Even early in China's Internet zeal, a report in China Women's News showed there had been 100,000 virtually married couples in China by 2004.

Metro Press, a Shanghai newspaper, reported in June 2006 that when a cybermarriage game named Love Apartment opened on ipart.com, a million accounts were registered within the first month.

Huang estimates that 40 or 50 virtual marriage websites operate on China's mainland. Ipart.com alone claims 20 million registered IDs.

As personal computers and Internet connections at home have become must-haves - used by 390 million people as of late June, according to the China Internet Network Information Center - children have gained increasing access to online games.

A 2007 survey by China Report found that 70 percent of virtually married people online were under the age of 18.

"About one-third of my fellow classmates have been in the game of virtual marriage," Qian said. "It is really not a big deal."

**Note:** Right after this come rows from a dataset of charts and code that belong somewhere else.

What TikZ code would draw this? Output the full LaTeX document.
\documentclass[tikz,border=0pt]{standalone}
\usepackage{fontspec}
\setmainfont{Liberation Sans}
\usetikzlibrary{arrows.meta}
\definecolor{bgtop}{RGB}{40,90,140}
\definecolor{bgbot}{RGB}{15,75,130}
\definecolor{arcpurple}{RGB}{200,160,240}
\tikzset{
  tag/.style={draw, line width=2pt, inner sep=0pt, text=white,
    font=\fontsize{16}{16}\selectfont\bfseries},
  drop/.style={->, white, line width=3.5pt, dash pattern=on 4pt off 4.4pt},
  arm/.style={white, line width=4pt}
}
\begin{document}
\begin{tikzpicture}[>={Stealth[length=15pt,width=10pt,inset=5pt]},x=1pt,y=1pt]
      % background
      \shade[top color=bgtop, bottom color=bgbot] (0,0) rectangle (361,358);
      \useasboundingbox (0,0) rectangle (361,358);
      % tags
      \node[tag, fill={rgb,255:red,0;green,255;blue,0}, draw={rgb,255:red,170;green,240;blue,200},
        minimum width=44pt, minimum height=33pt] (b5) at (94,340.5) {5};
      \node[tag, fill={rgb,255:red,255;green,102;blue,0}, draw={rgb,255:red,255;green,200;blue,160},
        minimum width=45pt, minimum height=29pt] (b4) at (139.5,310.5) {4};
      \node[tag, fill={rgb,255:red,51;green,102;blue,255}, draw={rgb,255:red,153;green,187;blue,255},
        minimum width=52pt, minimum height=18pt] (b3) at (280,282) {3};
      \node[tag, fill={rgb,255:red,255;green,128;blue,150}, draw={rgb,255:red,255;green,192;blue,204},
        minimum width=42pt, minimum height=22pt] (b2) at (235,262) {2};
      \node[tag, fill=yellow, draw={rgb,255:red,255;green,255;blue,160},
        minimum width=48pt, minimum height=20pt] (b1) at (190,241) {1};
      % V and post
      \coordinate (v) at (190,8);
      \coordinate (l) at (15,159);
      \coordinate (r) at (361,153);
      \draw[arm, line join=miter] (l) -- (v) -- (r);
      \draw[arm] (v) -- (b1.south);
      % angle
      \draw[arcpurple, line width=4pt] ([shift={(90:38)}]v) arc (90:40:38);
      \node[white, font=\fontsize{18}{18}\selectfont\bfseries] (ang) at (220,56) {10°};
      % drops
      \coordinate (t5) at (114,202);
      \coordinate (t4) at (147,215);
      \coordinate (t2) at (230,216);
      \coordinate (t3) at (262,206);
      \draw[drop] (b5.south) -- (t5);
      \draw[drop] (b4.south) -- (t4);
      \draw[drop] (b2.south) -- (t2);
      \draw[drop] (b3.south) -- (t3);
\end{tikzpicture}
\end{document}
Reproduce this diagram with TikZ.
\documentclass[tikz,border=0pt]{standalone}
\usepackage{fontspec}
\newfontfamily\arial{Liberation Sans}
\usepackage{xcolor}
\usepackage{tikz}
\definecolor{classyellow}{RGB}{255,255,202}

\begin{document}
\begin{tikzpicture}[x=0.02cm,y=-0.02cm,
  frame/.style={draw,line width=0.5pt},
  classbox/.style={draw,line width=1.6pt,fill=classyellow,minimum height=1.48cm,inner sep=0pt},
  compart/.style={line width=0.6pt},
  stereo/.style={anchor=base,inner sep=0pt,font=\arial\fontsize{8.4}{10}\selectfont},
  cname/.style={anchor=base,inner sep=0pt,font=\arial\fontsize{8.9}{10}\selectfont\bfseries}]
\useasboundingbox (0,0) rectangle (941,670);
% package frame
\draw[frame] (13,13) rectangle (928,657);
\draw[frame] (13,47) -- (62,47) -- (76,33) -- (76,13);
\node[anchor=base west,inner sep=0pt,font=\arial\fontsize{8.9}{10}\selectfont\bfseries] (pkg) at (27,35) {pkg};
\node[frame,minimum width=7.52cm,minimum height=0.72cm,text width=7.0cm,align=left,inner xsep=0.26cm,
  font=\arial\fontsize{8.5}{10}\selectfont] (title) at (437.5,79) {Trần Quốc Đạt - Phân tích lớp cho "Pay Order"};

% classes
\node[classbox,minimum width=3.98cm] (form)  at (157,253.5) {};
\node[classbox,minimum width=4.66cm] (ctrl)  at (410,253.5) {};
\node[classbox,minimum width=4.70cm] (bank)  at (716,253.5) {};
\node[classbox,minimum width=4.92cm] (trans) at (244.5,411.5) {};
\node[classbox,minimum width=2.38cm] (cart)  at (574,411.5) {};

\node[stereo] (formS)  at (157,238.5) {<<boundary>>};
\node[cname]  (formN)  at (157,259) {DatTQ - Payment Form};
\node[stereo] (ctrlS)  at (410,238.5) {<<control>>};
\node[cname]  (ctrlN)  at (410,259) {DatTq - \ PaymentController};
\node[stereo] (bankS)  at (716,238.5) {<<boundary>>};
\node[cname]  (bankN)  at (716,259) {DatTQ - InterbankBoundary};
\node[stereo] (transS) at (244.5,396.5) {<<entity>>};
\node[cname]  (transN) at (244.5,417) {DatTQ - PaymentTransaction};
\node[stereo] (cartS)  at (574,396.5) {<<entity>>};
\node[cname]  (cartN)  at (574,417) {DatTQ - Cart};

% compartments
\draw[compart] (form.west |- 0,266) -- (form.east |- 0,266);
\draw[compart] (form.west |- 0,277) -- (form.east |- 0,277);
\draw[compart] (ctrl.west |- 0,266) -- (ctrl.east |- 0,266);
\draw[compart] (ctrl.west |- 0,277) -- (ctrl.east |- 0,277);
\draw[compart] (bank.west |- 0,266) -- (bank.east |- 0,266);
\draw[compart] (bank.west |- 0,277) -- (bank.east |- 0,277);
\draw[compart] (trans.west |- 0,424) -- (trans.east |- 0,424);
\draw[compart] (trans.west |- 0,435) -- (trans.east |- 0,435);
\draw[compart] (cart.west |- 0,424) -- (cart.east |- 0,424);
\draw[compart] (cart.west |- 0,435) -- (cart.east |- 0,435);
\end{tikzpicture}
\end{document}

But it can have consequences for real marriage. Last October, a couple in Jiangxi province was granted a divorce after the wife sued the husband, who had established a marriage online. The judge said the husband had "spiritually betrayed" his wife, according to China News.

"Marriage online counts as a way for people encountering marital problems in their life to seek comfort in virtual marriage," said Sun, the professor in Shanghai. The alternatives could be love affairs outside the real marriage.

Fun for now

Sun believes the casual bonding in a virtual relationship may negatively influence a teenager's attitudes toward real-life relationships. "They may cheat on their partners without knowing it is wrong, " he said.

"Young people in their teens may not distinguish good from bad," Sun said. "Once they step back into reality, they may find disappointment and feel hurt."

Some of Qian's online friends have already been in and out many virtual relationships, some at the same time.

Speaking of his own online marriage, Qian said, "I don't know how long this will last. I have fun now."

He has no plan to see his "wife" in the real world. "She is pretty, I know. I saw her face through the cyber camera."

He thought for a while. "I think it is only a game."